Michele e Bia nem conseguem descrever o que aconteceu, choram sem parar e dizem: “que saudade temos do nosso Pinheirinho!” As duas perderam os empregos depois que foram despejadas. Um rapaz mostra-nos a filmagem que fez do celular na hora em que a polícia chegou, mas não tem como passar para nenhum computador, muito menos para a Internet.
Uma menina de 16 anos carrega sua filha de apenas 23 dias e conta-nos que teve uma paralisia facial de tanto nervoso que passou. Percebe-se, ao falar com ela, pelas suas dificuldades em relatar os acontecimentos com parte da boca paralisada. Sua filha tinha alguns poucos dias de vida no dia da reintegração e correu risco de ser sufocada com os gases de efeito moral.
Outro senhor, pai de uma menina com problemas psicológicos, nos mostra a lista com seus móveis que dizem estar em um depósito. Ele disse que só conseguiu pegar metade de suas coisas e tem medo de chegar ao depósito e mais coisas terem sumido. Ele conta que disseram que poderia voltar depois para buscar o resto, mas foi tudo destruído.
Dona Maria de Jesus, cerca de 75 anos, era zeladora da igreja e conta que assim que ouviu os fogos, no dia da reintegração, ficou assustada, mas achou que não era nada. Logo vieram chamá-la para que abrisse a igreja, para abrigar as crianças. Pegou a chave e saiu correndo em meio às bombas, mas chegando lá, logo às 6h00 da manhã, a igreja já havia sido demolida. Foi o primeiro lugar que derrubaram. Ela diz que não tem tempo para reconstruir a vida dela, mas tem fé que “o bispo e o papa” vão fazer algo por eles. Pelo menos conseguiu salvar a Xuxa, sua cachorrinha, diz ela.
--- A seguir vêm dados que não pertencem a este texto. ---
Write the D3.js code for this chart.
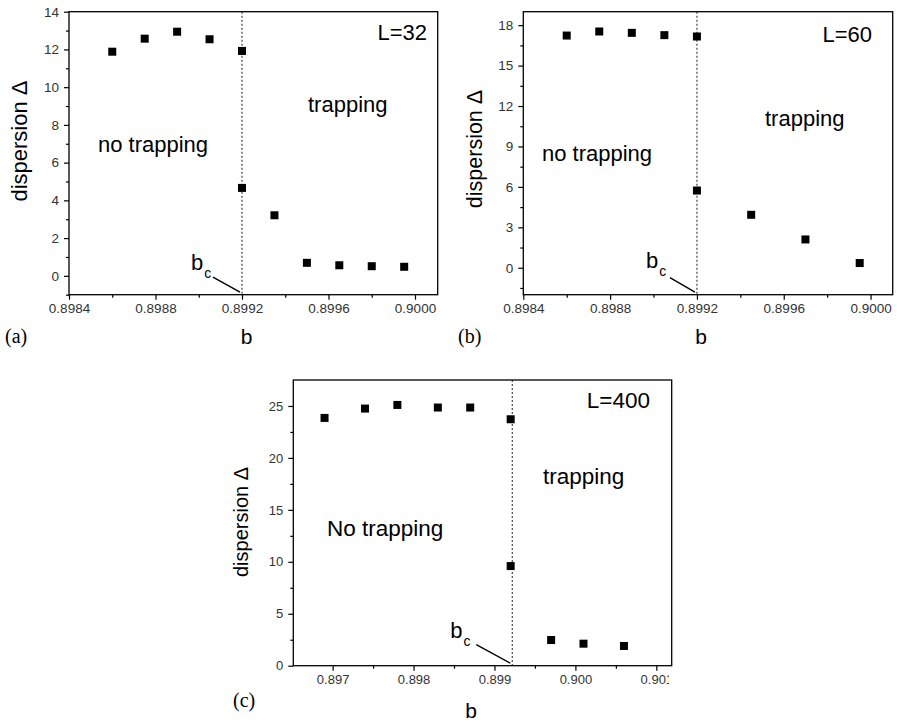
<!DOCTYPE html>
<html>
<head>
<meta charset="utf-8">
<script src="https://cdn.jsdelivr.net/npm/d3@7"></script>
<style>
  html, body { margin: 0; padding: 0; background: #fff; }
  svg { display: block; }
</style>
</head>
<body>
<svg id="chart" width="897" height="723" font-family="Liberation Sans, Arial, Helvetica, sans-serif"></svg>
<script>
// ---------- data ----------
const bA = [0.8986, 0.89875, 0.8989, 0.89905, 0.8992, 0.8992, 0.89935, 0.8995, 0.89965, 0.8998, 0.89995];
const dA = [11.88, 12.57, 12.94, 12.54, 11.92, 4.66, 3.21, 0.69, 0.56, 0.51, 0.48];

const bB = [0.8986, 0.89875, 0.8989, 0.89905, 0.8992, 0.8992, 0.89945, 0.8997, 0.89995];
const dB = [17.23, 17.53, 17.43, 17.26, 17.16, 5.73, 3.93, 2.1, 0.35];

const bC = [0.8969, 0.8974, 0.8978, 0.8983, 0.8987, 0.8992, 0.8992, 0.8997, 0.9001, 0.9006];
const dC = [23.85, 24.75, 25.1, 24.85, 24.85, 23.72, 9.59, 2.47, 2.12, 1.9];

const bcA = 0.8992, bcB = 0.8992, bcC = 0.89922;

const xTicksAB = [0.8984, 0.8988, 0.8992, 0.8996, 0.9000];
const xMinorAB = [0.8986, 0.8990, 0.8994, 0.8998];
const yTicksA = [0, 2, 4, 6, 8, 10, 12, 14];
const yMinorA = [-1, 1, 3, 5, 7, 9, 11, 13];
const yTicksB = [0, 3, 6, 9, 12, 15, 18];
const yMinorB = [-1.5, 1.5, 4.5, 7.5, 10.5, 13.5, 16.5];
const xTicksC = [0.897, 0.898, 0.899, 0.900, 0.901];
const xMinorC = [0.8975, 0.8985, 0.8995, 0.9005];
const yTicksC = [0, 5, 10, 15, 20, 25];
const yMinorC = [2.5, 7.5, 12.5, 17.5, 22.5];

const labelsA = { L: "L=32", left: "no trapping", right: "trapping", tag: "(a)" };
const labelsB = { L: "L=60", left: "no trapping", right: "trapping", tag: "(b)" };
const labelsC = { L: "L=400", left: "No trapping", right: "trapping", tag: "(c)" };

// ---------- drawing ----------
const svg = d3.select("#chart");
const defs = svg.append("defs");
const SANS = "'Liberation Sans', Arial, Helvetica, sans-serif";
const SERIF = "'Liberation Serif', 'Times New Roman', serif";

function panel(cfg) {
  const g = svg.append("g");
  const x = d3.scaleLinear().domain(cfg.xDomain).range([cfg.left, cfg.right]);
  const y = d3.scaleLinear().domain(cfg.yDomain).range([cfg.bottom, cfg.top]);

  // dotted critical line
  g.append("line")
    .attr("x1", x(cfg.bc)).attr("x2", x(cfg.bc))
    .attr("y1", cfg.top).attr("y2", cfg.bottom)
    .attr("stroke", "#444").attr("stroke-width", 1.2)
    .attr("stroke-dasharray", "2,2");

  // x axis
  const xAxis = d3.axisBottom(x).tickValues(cfg.xTicks).tickFormat(cfg.xFmt)
    .tickSizeInner(5).tickSizeOuter(0).tickPadding(4);
  const gx = g.append("g").attr("transform", `translate(0,${cfg.bottom})`).call(xAxis);
  gx.select(".domain").remove();
  gx.selectAll("text").attr("font-size", cfg.tickFont).attr("fill", "#333").style("font-family", SANS);
  gx.selectAll("line").attr("stroke-width", 1.2);
  if (cfg.clipRight) {
    const id = "clip" + cfg.tag.replace(/\W/g, "");
    defs.append("clipPath").attr("id", id).append("rect")
      .attr("x", 0).attr("y", 0).attr("width", cfg.clipRight).attr("height", 723);
    gx.attr("clip-path", `url(#${id})`);
  }
  const xMinor = d3.axisBottom(x).tickValues(cfg.xMinor).tickFormat("").tickSizeInner(3).tickSizeOuter(0);
  const gxm = g.append("g").attr("transform", `translate(0,${cfg.bottom})`).call(xMinor);
  gxm.select(".domain").remove();
  gxm.selectAll("line").attr("stroke-width", 1.2);

  // y axis
  const yAxis = d3.axisLeft(y).tickValues(cfg.yTicks).tickFormat(d3.format("d"))
    .tickSizeInner(5).tickSizeOuter(0).tickPadding(5);
  const gy = g.append("g").attr("transform", `translate(${cfg.left},0)`).call(yAxis);
  gy.select(".domain").remove();
  gy.selectAll("text").attr("font-size", cfg.tickFont).attr("fill", "#333").style("font-family", SANS);
  gy.selectAll("line").attr("stroke-width", 1.2);
  const yMinor = d3.axisLeft(y).tickValues(cfg.yMinor).tickFormat("").tickSizeInner(3).tickSizeOuter(0);
  const gym = g.append("g").attr("transform", `translate(${cfg.left},0)`).call(yMinor);
  gym.select(".domain").remove();
  gym.selectAll("line").attr("stroke-width", 1.2);

  // frame
  g.append("rect")
    .attr("x", cfg.left).attr("y", cfg.top)
    .attr("width", cfg.right - cfg.left).attr("height", cfg.bottom - cfg.top)
    .attr("fill", "none").attr("stroke", "#000").attr("stroke-width", 1.3);

  // markers
  const pts = cfg.b.map((v, i) => [v, cfg.d[i]]);
  const s = 8;
  g.selectAll("rect.pt").data(pts).join("rect").attr("class", "pt")
    .attr("x", d => x(d[0]) - s / 2).attr("y", d => y(d[1]) - s / 2)
    .attr("width", s).attr("height", s).attr("fill", "#000");

  // texts
  const t = cfg.text;
  g.append("text").attr("x", t.Lx).attr("y", t.Ly).attr("text-anchor", "end")
    .attr("font-size", t.size).style("font-family", SANS).text(cfg.labels.L);
  g.append("text").attr("x", t.rx).attr("y", t.ry).attr("font-size", t.size)
    .style("font-family", SANS).text(cfg.labels.right);
  g.append("text").attr("x", t.lx).attr("y", t.ly).attr("font-size", t.size)
    .style("font-family", SANS).text(cfg.labels.left);

  // y title
  g.append("text")
    .attr("transform", `translate(${t.ytx},${t.yty}) rotate(-90)`)
    .attr("text-anchor", "middle").attr("font-size", t.ytSize).style("font-family", SANS)
    .text("dispersion \u0394");

  // x title
  g.append("text").attr("x", t.xtx).attr("y", t.xty).attr("text-anchor", "middle")
    .attr("font-size", 21).style("font-family", SANS).text("b");

  // tag
  g.append("text").attr("x", t.tagx).attr("y", t.tagy)
    .style("font-family", SERIF)
    .attr("font-size", 20).text(cfg.labels.tag);

  // b_c annotation
  const bx = x(cfg.bc), by = cfg.bottom;
  g.append("line")
    .attr("x1", bx + t.bcLine[0]).attr("y1", by + t.bcLine[1])
    .attr("x2", bx - 2).attr("y2", by - 2.5)
    .attr("stroke", "#000").attr("stroke-width", 1.4);
  const bt = g.append("text").attr("x", bx + t.bcText[0]).attr("y", by + t.bcText[1])
    .attr("font-size", 22).style("font-family", SANS);
  bt.append("tspan").text("b");
  bt.append("tspan").attr("dx", 1).attr("dy", 8).attr("font-size", 14).text("c");
}

panel({
  tag: "a", b: bA, d: dA, bc: bcA,
  left: 69, right: 437.7, top: 11.7, bottom: 294.7,
  xDomain: [0.8984, 0.900105], yDomain: [-1, 14],
  xTicks: xTicksAB, xMinor: xMinorAB, yTicks: yTicksA, yMinor: yMinorA,
  xFmt: d3.format(".4f"), tickFont: 13.5, labels: labelsA,
  text: { size: 22, Lx: 427, Ly: 40, rx: 308, ry: 112, lx: 98, ly: 152,
          ytx: 27, yty: 141, ytSize: 22, xtx: 246.5, xty: 344, tagx: 5, tagy: 343,
          bcLine: [-29, -17.5], bcText: [-51, -25] }
});

panel({
  tag: "b", b: bB, d: dB, bc: bcB,
  left: 523.3, right: 892.7, top: 11.7, bottom: 294.7,
  xDomain: [0.8984, 0.900102], yDomain: [-2, 19],
  xTicks: xTicksAB, xMinor: xMinorAB, yTicks: yTicksB, yMinor: yMinorB,
  xFmt: d3.format(".4f"), tickFont: 13.5, labels: labelsB,
  text: { size: 22, Lx: 872, Ly: 42, rx: 765, ry: 126, lx: 542, ly: 160.7,
          ytx: 482, yty: 149, ytSize: 21.5, xtx: 701, xty: 344, tagx: 458, tagy: 343,
          bcLine: [-27, -17], bcText: [-51, -27] }
});

panel({
  tag: "c", b: bC, d: dC, bc: bcC,
  left: 293.3, right: 671.7, top: 380, bottom: 665.7,
  xDomain: [0.896514, 0.90119], yDomain: [0, 27.5],
  xTicks: xTicksC, xMinor: xMinorC, yTicks: yTicksC, yMinor: yMinorC,
  xFmt: d3.format(".3f"), tickFont: 13, labels: labelsC, clipRight: 669,
  text: { size: 22.5, Lx: 650, Ly: 408, rx: 543, ry: 484, lx: 327, ly: 536,
          ytx: 248, yty: 522, ytSize: 20, xtx: 471, xty: 718, tagx: 233, tagy: 707,
          bcLine: [-36, -21], bcText: [-62, -28] }
});
</script>
</body>
</html>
Na saída do abrigo fomos indagados sobre a volta do CONDEPE – Conselho Estadual de Defesa dos Direitos da Pessoa Humana, porque muitos deles não tiveram oportunidade de dar seus depoimentos e tem muitas denúncias a fazer ainda.
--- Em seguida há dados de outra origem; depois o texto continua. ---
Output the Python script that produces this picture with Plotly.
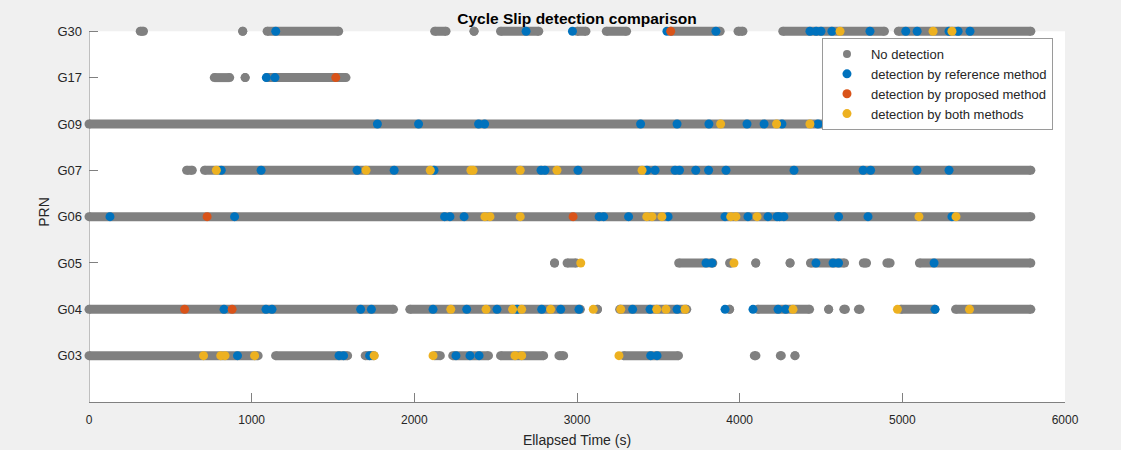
import plotly.graph_objects as go

# ---------------- data ----------------
prn_labels = ["G03", "G04", "G05", "G06", "G07", "G09", "G17", "G30"]
x_ticks = [0, 1000, 2000, 3000, 4000, 5000, 6000]

# epochs without detection, given as continuous tracking arcs (start, end) in seconds
nodetect_G03 = [(0, 1040), (1147, 1590), (1698, 1752), (2125, 2160), (2236, 2456),
                (2530, 2795), (2889, 2918), (3286, 3624), (4090, 4100), (4250, 4256), (4340, 4340)]
nodetect_G04 = [(0, 1872), (1972, 3021), (3126, 3126), (3262, 3675), (3938, 3938),
                (4110, 4430), (4547, 4547), (4640, 4650), (4730, 4740), (4990, 5200), (5327, 5790)]
nodetect_G05 = [(2862, 2862), (2939, 2995), (3625, 3835), (3938, 3950), (4099, 4099),
                (4310, 4310), (4435, 4645), (4760, 4780), (4905, 4925), (5105, 5790)]
nodetect_G06 = [(0, 5790)]
nodetect_G07 = [(600, 635), (710, 5790)]
nodetect_G09 = [(0, 5790)]
nodetect_G17 = [(770, 865), (960, 960), (1095, 1580)]
nodetect_G30 = [(315, 335), (945, 945), (1095, 1535), (2125, 2195), (2367, 2367), (2530, 2765),
                (3000, 3055), (3180, 3305), (3575, 3880), (3990, 4020), (4265, 4890), (4975, 5790)]

# epochs with detection by the reference method only
ref_G03 = [913, 1537, 1565, 1725, 2256, 2342, 2398, 3453, 3492]
ref_G04 = [830, 1088, 1125, 1670, 1736, 2115, 2322, 2508, 2632, 2783, 2900, 3012, 3342,
           3449, 3615, 3910, 4082, 4236, 4283, 5201]
ref_G05 = [3793, 3830, 4469, 4574, 4608, 5195]
ref_G06 = [129, 895, 2186, 2219, 2306, 3136, 3164, 3317, 3560, 3910, 4051, 4174, 4230,
           4245, 4272, 4608, 4789, 5305]
ref_G07 = [813, 1058, 1648, 1876, 2121, 2779, 2803, 3006, 3430, 3480, 3603, 3630, 3730,
           3809, 3916, 4334, 4759, 4805, 5090, 5287]
ref_G09 = [1773, 2026, 2395, 2432, 3391, 3615, 3811, 4045, 4150, 4260, 4481, 4525, 4572,
           4623, 4682, 4813, 4887, 4934, 5133]
ref_G17 = [1090, 1143]
ref_G30 = [1148, 2687, 2972, 3553, 3854, 4432, 4470, 4500, 4567, 4801, 5021, 5091, 5287,
           5343, 5416]

# epochs with detection by the proposed method only
prop_G04 = [588, 880]
prop_G06 = [726, 2976]
prop_G17 = [1517]
prop_G30 = [3576]

# epochs with detection by both methods
both_G03 = [704, 810, 836, 1018, 1753, 2115, 2619, 2660, 3258]
both_G04 = [2224, 2441, 2604, 2660, 2838, 3100, 3269, 3490, 3547, 3664, 4328, 4970, 5413]
both_G05 = [3023, 3965]
both_G06 = [2434, 2465, 2651, 3429, 3461, 3522, 3945, 3977, 4107, 5102, 5330]
both_G07 = [783, 1703, 2098, 2348, 2361, 2651, 2877, 3400]
both_G09 = [3883, 4227, 4432, 5026, 5293]
both_G30 = [4617, 5189, 5305]

nodetect = {"G03": nodetect_G03, "G04": nodetect_G04, "G05": nodetect_G05, "G06": nodetect_G06,
            "G07": nodetect_G07, "G09": nodetect_G09, "G17": nodetect_G17, "G30": nodetect_G30}
ref = {"G03": ref_G03, "G04": ref_G04, "G05": ref_G05, "G06": ref_G06,
       "G07": ref_G07, "G09": ref_G09, "G17": ref_G17, "G30": ref_G30}
prop = {"G04": prop_G04, "G06": prop_G06, "G17": prop_G17, "G30": prop_G30}
both = {"G03": both_G03, "G04": both_G04, "G05": both_G05, "G06": both_G06,
        "G07": both_G07, "G09": both_G09, "G30": both_G30}

# ---------------- figure ----------------
GRAY = "#808080"
BLUE = "#0072BD"
ORANGE = "#D95319"
YELLOW = "#EDB120"
PAPER = "#f0f0f0"
MS = 9
FONT = "Liberation Sans, Arial, sans-serif"

ypos = {p: i + 1 for i, p in enumerate(prn_labels)}
Y_TOP = len(prn_labels)          # axes box ends at the top category
Y_VIEW = Y_TOP + 0.2             # a little headroom so the top arcs are not clipped

fig = go.Figure()

# no-detection arcs: dense epochs drawn as thick line segments with round ends
gx, gy = [], []
for p, segs in nodetect.items():
    for s, e in segs:
        gx += [s, e, None]
        gy += [ypos[p], ypos[p], None]
fig.add_trace(go.Scatter(x=gx, y=gy, mode="lines+markers", connectgaps=False,
                         line=dict(color=GRAY, width=MS),
                         marker=dict(color=GRAY, size=MS),
                         cliponaxis=False, showlegend=False, legendgroup="nd",
                         hoverinfo="skip"))
fig.add_trace(go.Scatter(x=[None], y=[None], mode="markers", name="No detection",
                         marker=dict(color=GRAY, size=8), legendgroup="nd"))


def pts(d):
    xs, ys = [], []
    for p, vals in d.items():
        xs += vals
        ys += [ypos[p]] * len(vals)
    return xs, ys


for d, col, name in [(ref, BLUE, "detection by reference method"),
                     (prop, ORANGE, "detection by proposed method"),
                     (both, YELLOW, "detection by both methods")]:
    xs, ys = pts(d)
    fig.add_trace(go.Scatter(x=xs, y=ys, mode="markers", name=name,
                             marker=dict(color=col, size=MS),
                             cliponaxis=False))

# white axes box (0..6000 x 0..top category) and the left axis line
fig.add_shape(type="rect", xref="x", yref="y", x0=x_ticks[0], x1=x_ticks[-1], y0=0, y1=Y_TOP,
              fillcolor="white", line=dict(width=0), layer="below")
fig.add_shape(type="line", xref="x", yref="y", x0=x_ticks[0], x1=x_ticks[0], y0=0, y1=Y_TOP,
              line=dict(color=GRAY, width=1), layer="below")

fig.update_layout(
    width=1121, height=450,
    margin=dict(l=89, r=56, t=22, b=48),
    paper_bgcolor=PAPER,
    plot_bgcolor="rgba(0,0,0,0)",
    font=dict(family=FONT, color="#262626", size=12),
    title=dict(text="<b>Cycle Slip detection comparison</b>", x=0.5147, xanchor="center",
               y=0.958, yanchor="middle", font=dict(size=15.5, color="#000000", family=FONT)),
    showlegend=True,
    legend=dict(x=0.751, y=0.958, xanchor="left", yanchor="top",
                bgcolor="white", bordercolor="#9a9a9a", borderwidth=1,
                font=dict(size=13, color="#262626", family=FONT),
                tracegroupgap=0, itemwidth=38),
)
fig.update_xaxes(range=[0, 6000], tickvals=x_ticks, ticktext=[str(v) for v in x_ticks],
                 ticks="inside", ticklen=9, tickcolor=GRAY, showline=True, linecolor=GRAY,
                 linewidth=1, showgrid=False, zeroline=False, ticklabelstandoff=7,
                 automargin=False,
                 tickfont=dict(size=12, color="#262626"),
                 title=dict(text="Ellapsed Time (s)", font=dict(size=14, color="#262626"),
                            standoff=8))
fig.update_yaxes(range=[0, Y_VIEW], tickvals=[ypos[p] for p in prn_labels], ticktext=prn_labels,
                 ticks="inside", ticklen=9, tickcolor=GRAY, showline=False,
                 showgrid=False, zeroline=False, ticklabelstandoff=6, automargin=False,
                 tickfont=dict(size=13, color="#262626"),
                 title=dict(text="PRN", font=dict(size=14, color="#262626"), standoff=4))

fig.write_html("out.html", config={"displayModeBar": False},
               post_script="document.body.style.margin='0';")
Também ficamos sabendo que 14 assistentes sociais se recusaram a participar deste conjunto de atrocidades e agora estão sendo perseguidas pela prefeitura. Já denunciaram os problemas ao Conselho Regional e aguardam os procedimentos que podem ser tomados.
Além disso, durante o ato, soubemos que uma das lideranças do movimento, o Marrom, já sofreu duas tentativas de sequestro pelos policiais. Uma foi na igreja, onde estavam abrigados logo após a reintegração, e outra na madrugada do dia 02 de fevereiro, quando foi cercado por sete viaturas, mas foi ajudado por ex-moradores do Pinheirinho que se encontravam por perto e correram para ajudá-lo5.
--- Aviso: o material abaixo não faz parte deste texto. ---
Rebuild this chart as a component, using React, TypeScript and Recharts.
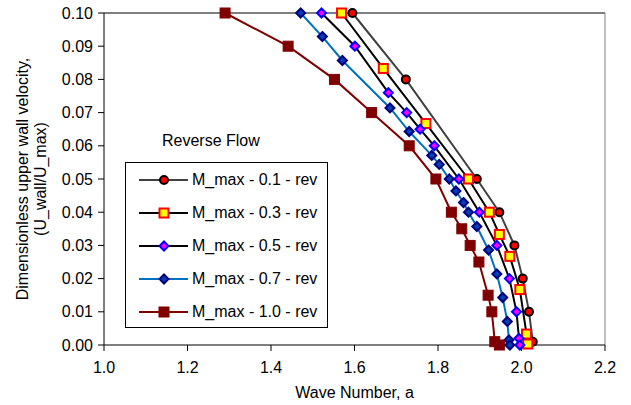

É esta a situação em que se encontram os ex-moradores do Pinheirinho: jogados em abrigos improvisados, em condições precárias de higiene e alimentação, muitos já perderam seus empregos e suas crianças estão impedidas de ir à escola. Muitos não tem para onde ir e a bolsa aluguel de miséria não poderá lhes dar a vida de volta. Sem contar as perseguições que muitos ex-moradores estão sofrendo. Uma tragédia sem precedentes. Um crime contra milhares de pessoas que tinham suas vidas organizadas num terreno que já deveria ter sido desapropriado há muito tempo. Tudo para atender aos interesses de um criminoso chamado Naji Nahas e de toda a corja de especuladores imobiliários. Tudo com autorização do governador Geraldo Alckmin e do prefeito Eduardo Cury, com uma simples canetada da juiza Márcia Loureiro. E agora, quem vai resolver o problema destas famílias? Quem vai pagar por tamanha injustiça e devolver suas vidas?

2Segundo informações do site www.caosemdono.com.br, eles afirmam que “Diante desse quadro que encontramos aqui, não nos restaram alternativas a não ser brigar pelo direito dos animais. Abrimos um BOLETIM DE OCORRÊNCIA contra a Prefeitura de São José dos Campos, acusando-a de maus-tratos. Também ingressamos no Fórum Central com uma AÇÃO CIVIL PÚBLICA e hoje estamos, neste exato momento, entrando com representação junto ao MINISTÉRIO PÚBLICO por crime ambiental”.